Nun scheint die Finma aber doch einen Rückzieher zu machen. Der Appartementbetrieb von Le Bijou läuft wieder. Am Freitag hat der Untersuchungsbeauftragte erstmals seit Wochen wieder operative Geschäfte bewilligt. Unter anderem konnten Rechnungen einer Reinigungsfirma beglichen werden; Buchungen von Appartements sind wieder möglich.
Die Lockerung kommt nur wenige Tage, nachdem die Finma bestätigt hat, bei Moonshot und Le Bijou interveniert zu haben, weil der «dringende Verdacht» bestehe, dass die in das Verfahren involvierten Personen als Gruppe mehrere finanzmarktrechtlich unerlaubte Tätigkeiten ausgeübt hätten – ohne die erforderlichen Bewilligungen.

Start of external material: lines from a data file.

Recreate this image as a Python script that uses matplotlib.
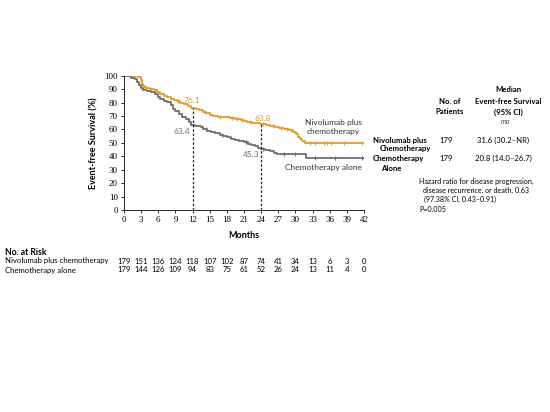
import numpy as np
import matplotlib.pyplot as plt
from matplotlib.transforms import blended_transform_factory

plt.rcParams['font.family'] = ['Lato', 'DejaVu Sans']

# step curves (months, event-free survival %)
nivo_t = [0, 1.5, 2.5, 2.9, 3.1, 3.3, 3.6, 4.5, 5.2, 5.8, 6.3, 7.0, 7.6, 8.2, 8.8,
          9.3, 9.8, 10.5, 11.2, 11.8, 12.6, 13.2, 13.8, 14.4, 15.0, 15.6, 16.5,
          17.5, 18.5, 19.5, 20.4, 21.0, 21.6, 22.4, 23.2, 23.8, 24.8, 25.6, 26.4,
          27.2, 28.0, 28.8, 29.6, 30.1, 30.4, 30.8, 31.2, 31.6, 42]
nivo_s = [100, 99.4, 98.9, 97, 94, 92, 91, 90, 89, 87.5, 86, 85, 84, 83, 82,
          81, 80, 79, 77.5, 76.1, 75.4, 74.3, 73, 72, 71, 70.2, 69.6,
          69, 68.4, 67.8, 67.2, 66.5, 65.8, 65.1, 64.4, 63.8, 63.1, 62.4, 61.8,
          61.1, 60.2, 59.4, 58.4, 56.5, 54.5, 52.5, 51, 49.7, 49.7]
chemo_t = [0, 0.7, 1.3, 1.9, 2.3, 2.6, 2.9, 3.3, 4.0, 4.8, 5.4, 5.9, 6.3, 7.0, 7.6,
           8.2, 8.6, 9.0, 9.6, 10.2, 10.8, 11.3, 11.8, 12.5, 13.4, 13.9, 14.6,
           15.2, 16.0, 16.8, 17.4, 18.0, 18.7, 19.4, 20.2, 21.0, 21.7, 22.3, 22.9,
           23.5, 24.0, 24.7, 25.5, 26.2, 26.8, 31.9, 42]
chemo_s = [100, 99.4, 98.3, 97.2, 95.5, 93.3, 91, 89.5, 88.5, 87.7, 86.5, 84.5,
           82.5, 81.5, 80.5, 78, 75.5, 73.5, 71.5, 69.5, 67.5, 65.5, 63.4, 62.5,
           61.8, 60.5, 58.5, 57.8, 57, 56, 55, 54, 53, 52, 51.2, 50.5, 49.5, 48.5,
           47.5, 46.3, 45.3, 44.6, 43.8, 42.8, 41.5, 38.5, 38.5]
nivo_cens = [3.8, 9.5, 14.1, 16.8, 18.9, 19.8, 20.7, 22.0, 24.4, 26.0, 27.5,
             28.5, 29.3, 32.5, 33.5, 35.0, 35.5, 36.3, 38.5, 41.7]
chemo_cens = [14.3, 17.1, 21.3, 24.4, 28.0, 30.0, 33.5, 37.0, 41.7]

months = np.arange(0, 43, 3)
risk_nivo = [179, 151, 136, 124, 118, 107, 102, 87, 74, 41, 34, 13, 6, 3, 0]
risk_chemo = [179, 144, 126, 109, 94, 83, 75, 61, 52, 26, 24, 13, 11, 4, 0]

orange = '#E39B2E'
gray = '#6E6E6E'

fig = plt.figure(figsize=(5.5, 4.12), dpi=100)
ax = fig.add_axes([0.2255, 0.4903, 0.4364, 0.3260])

ax.step(nivo_t, nivo_s, where='post', color=orange, lw=1.3)
ax.step(chemo_t, chemo_s, where='post', color=gray, lw=1.3)

def surv_at(t, ts, ss):
    i = np.searchsorted(ts, t, side='right') - 1
    return np.array(ss)[i]

ax.plot(nivo_cens, surv_at(nivo_cens, nivo_t, nivo_s), ls='none', marker='|',
        ms=3, mew=0.8, color=orange)
ax.plot(chemo_cens, surv_at(chemo_cens, chemo_t, chemo_s), ls='none', marker='|',
        ms=3, mew=0.8, color=gray)

# landmark lines
ax.plot([12, 12], [0, 76.1], ls=(0, (2, 1.5)), color='#222222', lw=0.9)
ax.plot([24, 24], [0, 63.8], ls=(0, (2, 1.5)), color='#222222', lw=0.9)
ax.text(11.9, 81.5, '76.1', color=orange, fontsize=6, ha='center', va='center')
ax.text(24.2, 68, '63.8', color=orange, fontsize=6, ha='center', va='center')
ax.text(11.6, 58.5, '63.4', color=gray, fontsize=6, ha='right', va='center')
ax.text(23.7, 41.5, '45.3', color=gray, fontsize=6, ha='right', va='center')

ax.text(36.6, 62, 'Nivolumab plus\nchemotherapy', fontsize=6, ha='center',
        va='center', color='#333333', linespacing=1.3)
ax.text(34.9, 32, 'Chemotherapy alone', fontsize=6, ha='center', va='center',
        color='#333333')

ax.set_xlim(0, 42)
ax.set_ylim(0, 100)
yt = np.arange(0, 101, 10)
ax.set_xticks(months, labels=[str(m) for m in months],
              fontfamily='Liberation Serif', fontsize=6.5)
ax.set_yticks(yt, labels=[str(v) for v in yt],
              fontfamily='Liberation Serif', fontsize=6.5)
ax.tick_params(length=2.5, width=0.6, pad=2)
for s in ['top', 'right']:
    ax.spines[s].set_visible(False)
for s in ['left', 'bottom']:
    ax.spines[s].set_linewidth(0.6)
ax.set_xlabel('Months', fontsize=6.5, fontweight='bold', labelpad=5)
ax.set_ylabel('Event-free Survival (%)', fontsize=6.5, fontweight='bold', labelpad=4)

# table at right
def ft(x, y, s, **kw):
    kw.setdefault('fontsize', 5.6)
    fig.text(x / 550, 1 - y / 412, s, va='center', **kw)

ft(450, 101, 'No. of', ha='center', fontweight='bold')
ft(450, 112, 'Patients', ha='center', fontweight='bold')
ft(508, 90, 'Median', ha='center', fontweight='bold')
ft(508, 101, 'Event-free Survival', ha='center', fontweight='bold')
ft(508, 112, '(95% CI)', ha='center', fontweight='bold')
ft(506, 122, 'mo', ha='center', style='italic', fontsize=5.2, color='#444444')

ft(373, 140, 'Nivolumab plus', ha='left', fontweight='bold')
ft(380, 149, 'Chemotherapy', ha='left', fontweight='bold')
ft(373, 158, 'Chemotherapy', ha='left', fontweight='bold')
ft(381, 168, 'Alone', ha='left', fontweight='bold')
ft(446, 140, '179', ha='center')
ft(446, 158, '179', ha='center')
ft(503, 140, '31.6 (30.2\u2013NR)', ha='center')
ft(503, 158, '20.8 (14.0\u201326.7)', ha='center')

ft(419, 181, 'Hazard ratio for disease progression,', ha='left', fontsize=5.1)
ft(423, 190, 'disease recurrence, or death, 0.63', ha='left', fontsize=5.1)
ft(424, 199, '(97.38% CI, 0.43\u20130.91)', ha='left', fontsize=5.1)
ft(419, 209, 'P=0.005', ha='left', fontsize=5.1)

# number at risk
ft(5, 253, 'No. at Risk', ha='left', fontweight='bold', fontsize=6.2)
ft(5, 261, 'Nivolumab plus chemotherapy', ha='left')
ft(5, 270, 'Chemotherapy alone', ha='left')
tr = blended_transform_factory(ax.transData, fig.transFigure)
for m, a, b in zip(months, risk_nivo, risk_chemo):
    ax.text(m, 1 - 261 / 412, str(a), transform=tr, fontsize=5.6,
            ha='center', va='center')
    ax.text(m, 1 - 270 / 412, str(b), transform=tr, fontsize=5.6,
            ha='center', va='center')

fig.savefig('out.png', dpi=100)
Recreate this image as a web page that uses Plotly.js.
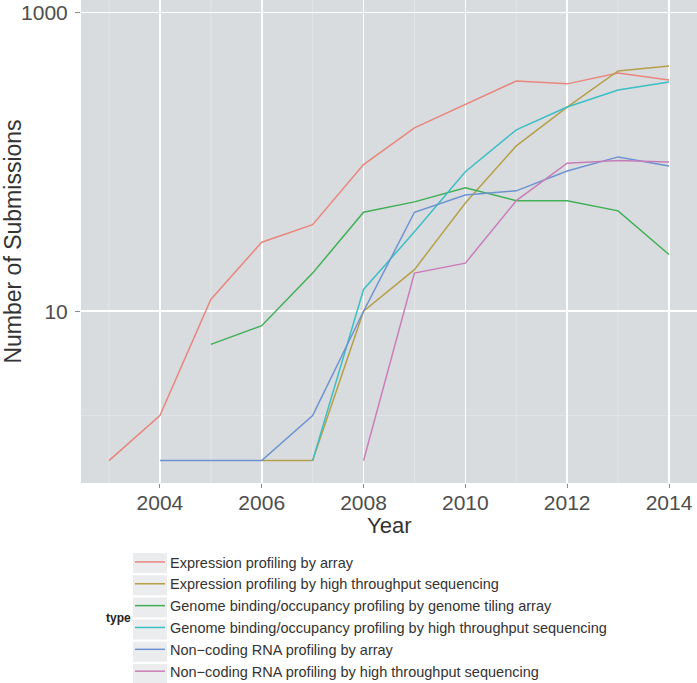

Ob die Geschäfte der Hübners jemanden geschädigt haben, ist bis heute unklar. Weder sagt die Finma in ihrer Mitteilung etwas dazu, noch gibt es entsprechende Hinweise aus Anlegerkreisen. Umgekehrt hat die Intervention bei Anlegern, mit denen der Blick in Kontakt steht, zu grosser Verunsicherung geführt. Die plötzliche Schliessung der Geschäfte widerspreche ihren Interessen, so der Tenor.
Warum hat die Finma die Sperre aufgehoben? Eine Sprecherin erklärte am Freitagabend auf Anfrage, die Behörde kommentiere den Fall nicht weiter. Unabhängig vom Einzelfall und generell, so die Sprecherin weiter, «müssen die Untersuchungsbeauftragten der Finma stets verhältnismässig vorgehen, wobei der Schutz der Gläubiger- und Anlegerinteressen im Zentrum steht». Was verhältnismässig sei, hänge wiederum «von der konkreten Sachlage ab, die sich – aus Sicht der Betroffenen erleichternd oder erschwerend – verändern kann».
Aus dem Zurückrudern der Behörde kann mit ziemlicher Sicherheit abgeleitet werden, dass der eingesetzte Beamte zum Schluss gekommen ist, dass keine Gelder aus dem Firmengeflecht abfliessen. Vielleicht hat er auch erkannt, dass den Interessen der Investoren besser gedient ist, wenn der Betrieb weiterläuft und damit Erträge erwirtschaftet werden können.
Das Berner Restaurant Supernova bleibt dennoch weiterhin geschlossen. Das Projekt hätte Anfang November an der Schauplatzgasse als Pop-up-Betrieb eröffnen sollen. Der Untersuchungsbeauftragte hat auch diesen Betrieb geschlossen. Er hatte der Gastro-Unternehmerin Juliette Bülowius unter massivem Druck die Schlüssel abgenommen. Diese wehrt sich gegen die Schliessung.